What is expected =>
Repeat the data below exactly, dropping any pictures it holds.

Dataset extract =>
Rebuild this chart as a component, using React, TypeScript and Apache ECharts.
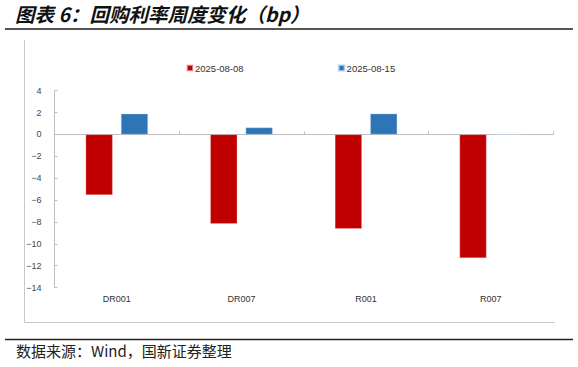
import React, { useEffect, useRef } from "react";
import * as echarts from "echarts";

const categories = ["DR001", "DR007", "R001", "R007"];
const seriesNames = ["2025-08-08", "2025-08-15"];
const values0808 = [-5.53, -8.18, -8.63, -11.31];
const values0815 = [1.9, 0.63, 1.9, 0];
const titleText = "图表 6：回购利率周度变化（bp）";
const sourceText = "数据来源：Wind，国新证券整理";

export default function App() {
  const ref = useRef<HTMLDivElement>(null);
  useEffect(() => {
    const chart = echarts.init(ref.current!, null, { renderer: "svg" });
    const labelFont = "Liberation Sans, Arial, sans-serif";
    chart.setOption({
      animation: false,
      backgroundColor: "#ffffff",
      legend: {
        top: 58,
        left: 181,
        itemGap: 94,
        itemWidth: 6,
        itemHeight: 6,
        icon: "rect",
        textStyle: { fontSize: 9.5, color: "#333", fontFamily: labelFont, padding: [0, 0, 0, -3] },
        data: seriesNames,
      },
      grid: { left: 54.5, right: 25, top: 90.7, bottom: 79.5, containLabel: false },
      xAxis: {
        type: "category",
        data: categories,
        axisLine: { onZero: true, lineStyle: { color: "#bfbfbf", width: 1 } },
        axisTick: { show: true, inside: true, length: 3, lineStyle: { color: "#bfbfbf" } },
        axisLabel: {
          show: true,
          color: "#333",
          fontSize: 9,
          fontFamily: labelFont,
          margin: 7,
        },
        position: "bottom",
      },
      yAxis: {
        type: "value",
        min: -14,
        max: 4,
        interval: 2,
        splitLine: { show: false },
        axisLine: { show: true, lineStyle: { color: "#bfbfbf" } },
        axisTick: { show: true, inside: true, length: 3, lineStyle: { color: "#bfbfbf" } },
        axisLabel: {
          color: "#444",
          fontSize: 9,
          fontFamily: labelFont,
          margin: 13,
          formatter: (v: number) => String(v).replace("-", "−"),
        },
      },
      series: [
        {
          name: seriesNames[0],
          type: "bar",
          data: values0808,
          barGap: "31%",
          barCategoryGap: "50%",
          itemStyle: { color: "#C00000", borderColor: "rgba(255,200,200,0.6)", borderWidth: 0.5 },
        },
        {
          name: seriesNames[1],
          type: "bar",
          data: values0815,
          itemStyle: { color: "#2E75B6", borderColor: "rgba(200,220,255,0.7)", borderWidth: 0.5 },
        },
      ],
      graphic: [
        {
          type: "text",
          left: 15,
          top: 4,
          style: {
            text: titleText,
            fontSize: 19.5,
            fontWeight: "bold",
            fontStyle: "italic",
            fontFamily: "Noto Sans CJK SC, sans-serif",
            fill: "#111",
          },
        },
        { type: "line", shape: { x1: 5, y1: 29, x2: 573, y2: 29 }, style: { stroke: "#555", lineWidth: 2 } },
        { type: "line", shape: { x1: 24.5, y1: 40, x2: 24.5, y2: 322.5 }, style: { stroke: "#c8c8c8", lineWidth: 1 } },
        { type: "line", shape: { x1: 24.5, y1: 322.5, x2: 555, y2: 322.5 }, style: { stroke: "#c8c8c8", lineWidth: 1 } },
        { type: "line", shape: { x1: 5, y1: 339.5, x2: 573, y2: 339.5 }, style: { stroke: "#222", lineWidth: 1.5 } },
        {
          type: "text",
          left: 16,
          top: 343,
          style: {
            text: sourceText,
            fontSize: 15,
            fontFamily: "Noto Sans CJK SC, sans-serif",
            fill: "#222",
          },
        },
      ],
    });
    return () => chart.dispose();
  }, []);
  return <div ref={ref} style={{ width: 578, height: 367, position: "absolute", left: 0, top: 0 }} />;
}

Solution for this problem =>
Rebuild this chart as a component, using React, TypeScript and Apache ECharts.
import React, { useEffect, useRef } from "react";
import * as echarts from "echarts";

const categories = ["DR001", "DR007", "R001", "R007"];
const seriesNames = ["2025-08-08", "2025-08-15"];
const values0808 = [-5.53, -8.18, -8.63, -11.31];
const values0815 = [1.9, 0.63, 1.9, 0];
const titleText = "图表 6：回购利率周度变化（bp）";
const sourceText = "数据来源：Wind，国新证券整理";

export default function App() {
  const ref = useRef<HTMLDivElement>(null);
  useEffect(() => {
    const chart = echarts.init(ref.current!, null, { renderer: "svg" });
    const labelFont = "Liberation Sans, Arial, sans-serif";
    chart.setOption({
      animation: false,
      backgroundColor: "#ffffff",
      legend: {
        top: 58,
        left: 181,
        itemGap: 94,
        itemWidth: 6,
        itemHeight: 6,
        icon: "rect",
        textStyle: { fontSize: 9.5, color: "#333", fontFamily: labelFont, padding: [0, 0, 0, -3] },
        data: seriesNames,
      },
      grid: { left: 54.5, right: 25, top: 90.7, bottom: 79.5, containLabel: false },
      xAxis: {
        type: "category",
        data: categories,
        axisLine: { onZero: true, lineStyle: { color: "#bfbfbf", width: 1 } },
        axisTick: { show: true, inside: true, length: 3, lineStyle: { color: "#bfbfbf" } },
        axisLabel: {
          show: true,
          color: "#333",
          fontSize: 9,
          fontFamily: labelFont,
          margin: 7,
        },
        position: "bottom",
      },
      yAxis: {
        type: "value",
        min: -14,
        max: 4,
        interval: 2,
        splitLine: { show: false },
        axisLine: { show: true, lineStyle: { color: "#bfbfbf" } },
        axisTick: { show: true, inside: true, length: 3, lineStyle: { color: "#bfbfbf" } },
        axisLabel: {
          color: "#444",
          fontSize: 9,
          fontFamily: labelFont,
          margin: 13,
          formatter: (v: number) => String(v).replace("-", "−"),
        },
      },
      series: [
        {
          name: seriesNames[0],
          type: "bar",
          data: values0808,
          barGap: "31%",
          barCategoryGap: "50%",
          itemStyle: { color: "#C00000", borderColor: "rgba(255,200,200,0.6)", borderWidth: 0.5 },
        },
        {
          name: seriesNames[1],
          type: "bar",
          data: values0815,
          itemStyle: { color: "#2E75B6", borderColor: "rgba(200,220,255,0.7)", borderWidth: 0.5 },
        },
      ],
      graphic: [
        {
          type: "text",
          left: 15,
          top: 4,
          style: {
            text: titleText,
            fontSize: 19.5,
            fontWeight: "bold",
            fontStyle: "italic",
            fontFamily: "Noto Sans CJK SC, sans-serif",
            fill: "#111",
          },
        },
        { type: "line", shape: { x1: 5, y1: 29, x2: 573, y2: 29 }, style: { stroke: "#555", lineWidth: 2 } },
        { type: "line", shape: { x1: 24.5, y1: 40, x2: 24.5, y2: 322.5 }, style: { stroke: "#c8c8c8", lineWidth: 1 } },
        { type: "line", shape: { x1: 24.5, y1: 322.5, x2: 555, y2: 322.5 }, style: { stroke: "#c8c8c8", lineWidth: 1 } },
        { type: "line", shape: { x1: 5, y1: 339.5, x2: 573, y2: 339.5 }, style: { stroke: "#222", lineWidth: 1.5 } },
        {
          type: "text",
          left: 16,
          top: 343,
          style: {
            text: sourceText,
            fontSize: 15,
            fontFamily: "Noto Sans CJK SC, sans-serif",
            fill: "#222",
          },
        },
      ],
    });
    return () => chart.dispose();
  }, []);
  return <div ref={ref} style={{ width: 578, height: 367, position: "absolute", left: 0, top: 0 }} />;
}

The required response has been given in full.